#### Data section:

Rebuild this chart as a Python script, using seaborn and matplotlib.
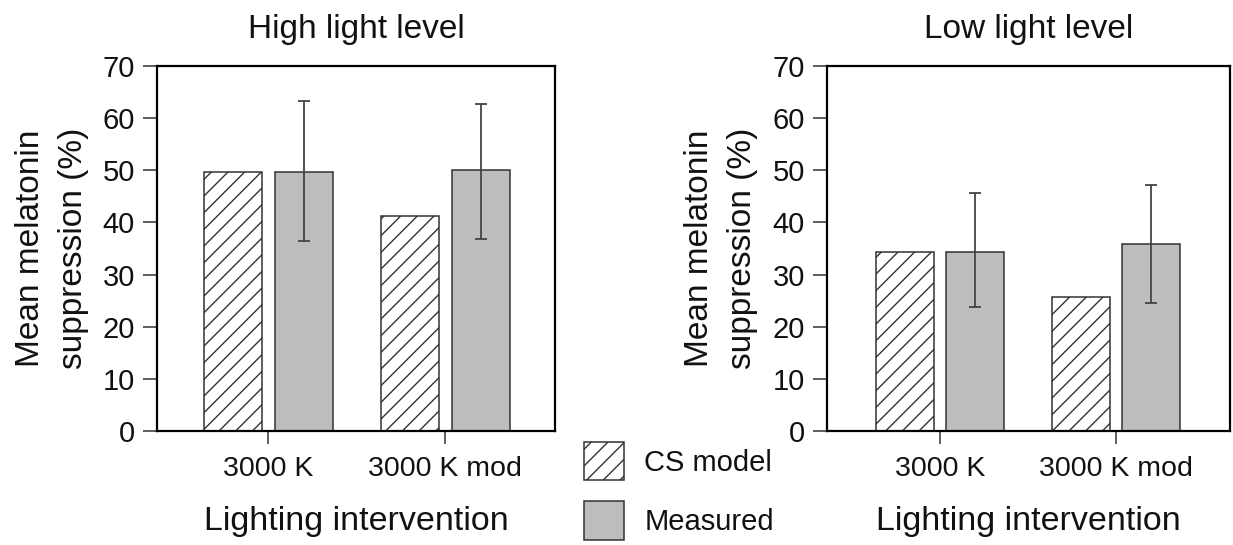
import matplotlib
matplotlib.use("Agg")
import matplotlib.pyplot as plt
from matplotlib.patches import Patch
import numpy as np
import pandas as pd
import seaborn as sns

# ---- data ----
interventions = ["3000 K", "3000 K mod"]
sources = ["CS model", "Measured"]
panels = ["High light level", "Low light level"]

high_cs = [49.6, 41.2]
high_measured = [49.6, 50.1]
high_err_low = [36.4, 36.9]
high_err_high = [63.2, 62.8]

low_cs = [34.4, 25.7]
low_measured = [34.4, 35.9]
low_err_low = [23.7, 24.6]
low_err_high = [45.6, 47.1]

yticks = [0, 10, 20, 30, 40, 50, 60, 70]

sns.set_style("white")
plt.rcParams["font.family"] = ["Liberation Sans", "DejaVu Sans"]
plt.rcParams["hatch.linewidth"] = 1.0
plt.rcParams["text.color"] = "#111111"
plt.rcParams["axes.labelcolor"] = "#111111"
plt.rcParams["xtick.color"] = "#111111"
plt.rcParams["ytick.color"] = "#111111"

W, H = 1233, 545
fig = plt.figure(figsize=(W / 100, H / 100), dpi=100)

edge = "#333333"
grey = "#bdbdbd"

def px_axes(x0, x1, y0, y1):
    return fig.add_axes([x0 / W, 1 - y1 / H, (x1 - x0) / W, (y1 - y0) / H])

ax1 = px_axes(157, 555, 66, 431)
ax2 = px_axes(827, 1230, 66, 431)

panel_data = [
    (ax1, panels[0], high_cs, high_measured, high_err_low, high_err_high, (-0.63, 1.62), -0.172),
    (ax2, panels[1], low_cs, low_measured, low_err_low, low_err_high, (-0.642, 1.648), -0.171),
]

for i, (ax, title, cs, meas, elo, ehi, xlim, ylx) in enumerate(panel_data):
    df = pd.DataFrame({
        "intervention": interventions * 2,
        "source": [sources[0]] * 2 + [sources[1]] * 2,
        "value": list(cs) + list(meas),
    })
    sns.barplot(data=df, x="intervention", y="value", hue="source",
                hue_order=sources, order=interventions,
                palette={sources[0]: "white", sources[1]: grey},
                saturation=1, width=0.8, gap=0.18, errorbar=None,
                edgecolor=edge, linewidth=1.1, legend=False, ax=ax)
    for bar in ax.containers[0]:
        bar.set_hatch("//")
        bar.set_edgecolor(edge)
    xs = [b.get_x() + b.get_width() / 2 for b in ax.containers[1]]
    m = np.array(meas)
    yerr = [m - np.array(elo), np.array(ehi) - m]
    ax.errorbar(xs, m, yerr=yerr, fmt="none", ecolor="#444444",
                elinewidth=1.3, capsize=4.3, capthick=1.3, zorder=5)
    ax.set_xlim(*xlim)
    ax.set_ylim(0, 70)
    ax.set_yticks(yticks)
    ax.set_title(title, fontsize=24, pad=20)
    ax.set_xlabel("Lighting intervention", fontsize=24.5, labelpad=17)
    ax.set_ylabel("Mean melatonin\nsuppression (%)", fontsize=24,
                  linespacing=1.5)
    ax.yaxis.set_label_coords(ylx, 0.5)
    ax.tick_params(axis="y", left=True, direction="out", length=10,
                   width=1.1, color="#333333", labelsize=21, pad=6)
    ax.tick_params(axis="x", bottom=True, direction="out", length=9,
                   width=1.1, color="#333333", labelsize=20.5, pad=9)
    for s in ax.spines.values():
        s.set_visible(True)
        s.set_linewidth(1.6)
        s.set_color("black")

handles = [
    Patch(facecolor="white", edgecolor=edge, hatch="//", linewidth=1.1),
    Patch(facecolor=grey, edgecolor=edge, linewidth=1.1),
]
fig.legend(handles, sources, loc="upper left",
           bbox_to_anchor=(584 / W, 1 - 442 / H), frameon=False,
           fontsize=21, handlelength=1.37, handleheight=1.65,
           handletextpad=0.7, labelspacing=0.72, borderpad=0,
           borderaxespad=0)

fig.savefig("out.png", dpi=100)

#### The exercise:
Copy out every line of the material above exactly, skipping the pictures.

#### Correct result:
Rebuild this chart as a Python script, using seaborn and matplotlib.
import matplotlib
matplotlib.use("Agg")
import matplotlib.pyplot as plt
from matplotlib.patches import Patch
import numpy as np
import pandas as pd
import seaborn as sns

# ---- data ----
interventions = ["3000 K", "3000 K mod"]
sources = ["CS model", "Measured"]
panels = ["High light level", "Low light level"]

high_cs = [49.6, 41.2]
high_measured = [49.6, 50.1]
high_err_low = [36.4, 36.9]
high_err_high = [63.2, 62.8]

low_cs = [34.4, 25.7]
low_measured = [34.4, 35.9]
low_err_low = [23.7, 24.6]
low_err_high = [45.6, 47.1]

yticks = [0, 10, 20, 30, 40, 50, 60, 70]

sns.set_style("white")
plt.rcParams["font.family"] = ["Liberation Sans", "DejaVu Sans"]
plt.rcParams["hatch.linewidth"] = 1.0
plt.rcParams["text.color"] = "#111111"
plt.rcParams["axes.labelcolor"] = "#111111"
plt.rcParams["xtick.color"] = "#111111"
plt.rcParams["ytick.color"] = "#111111"

W, H = 1233, 545
fig = plt.figure(figsize=(W / 100, H / 100), dpi=100)

edge = "#333333"
grey = "#bdbdbd"

def px_axes(x0, x1, y0, y1):
    return fig.add_axes([x0 / W, 1 - y1 / H, (x1 - x0) / W, (y1 - y0) / H])

ax1 = px_axes(157, 555, 66, 431)
ax2 = px_axes(827, 1230, 66, 431)

panel_data = [
    (ax1, panels[0], high_cs, high_measured, high_err_low, high_err_high, (-0.63, 1.62), -0.172),
    (ax2, panels[1], low_cs, low_measured, low_err_low, low_err_high, (-0.642, 1.648), -0.171),
]

for i, (ax, title, cs, meas, elo, ehi, xlim, ylx) in enumerate(panel_data):
    df = pd.DataFrame({
        "intervention": interventions * 2,
        "source": [sources[0]] * 2 + [sources[1]] * 2,
        "value": list(cs) + list(meas),
    })
    sns.barplot(data=df, x="intervention", y="value", hue="source",
                hue_order=sources, order=interventions,
                palette={sources[0]: "white", sources[1]: grey},
                saturation=1, width=0.8, gap=0.18, errorbar=None,
                edgecolor=edge, linewidth=1.1, legend=False, ax=ax)
    for bar in ax.containers[0]:
        bar.set_hatch("//")
        bar.set_edgecolor(edge)
    xs = [b.get_x() + b.get_width() / 2 for b in ax.containers[1]]
    m = np.array(meas)
    yerr = [m - np.array(elo), np.array(ehi) - m]
    ax.errorbar(xs, m, yerr=yerr, fmt="none", ecolor="#444444",
                elinewidth=1.3, capsize=4.3, capthick=1.3, zorder=5)
    ax.set_xlim(*xlim)
    ax.set_ylim(0, 70)
    ax.set_yticks(yticks)
    ax.set_title(title, fontsize=24, pad=20)
    ax.set_xlabel("Lighting intervention", fontsize=24.5, labelpad=17)
    ax.set_ylabel("Mean melatonin\nsuppression (%)", fontsize=24,
                  linespacing=1.5)
    ax.yaxis.set_label_coords(ylx, 0.5)
    ax.tick_params(axis="y", left=True, direction="out", length=10,
                   width=1.1, color="#333333", labelsize=21, pad=6)
    ax.tick_params(axis="x", bottom=True, direction="out", length=9,
                   width=1.1, color="#333333", labelsize=20.5, pad=9)
    for s in ax.spines.values():
        s.set_visible(True)
        s.set_linewidth(1.6)
        s.set_color("black")

handles = [
    Patch(facecolor="white", edgecolor=edge, hatch="//", linewidth=1.1),
    Patch(facecolor=grey, edgecolor=edge, linewidth=1.1),
]
fig.legend(handles, sources, loc="upper left",
           bbox_to_anchor=(584 / W, 1 - 442 / H), frameon=False,
           fontsize=21, handlelength=1.37, handleheight=1.65,
           handletextpad=0.7, labelspacing=0.72, borderpad=0,
           borderaxespad=0)

fig.savefig("out.png", dpi=100)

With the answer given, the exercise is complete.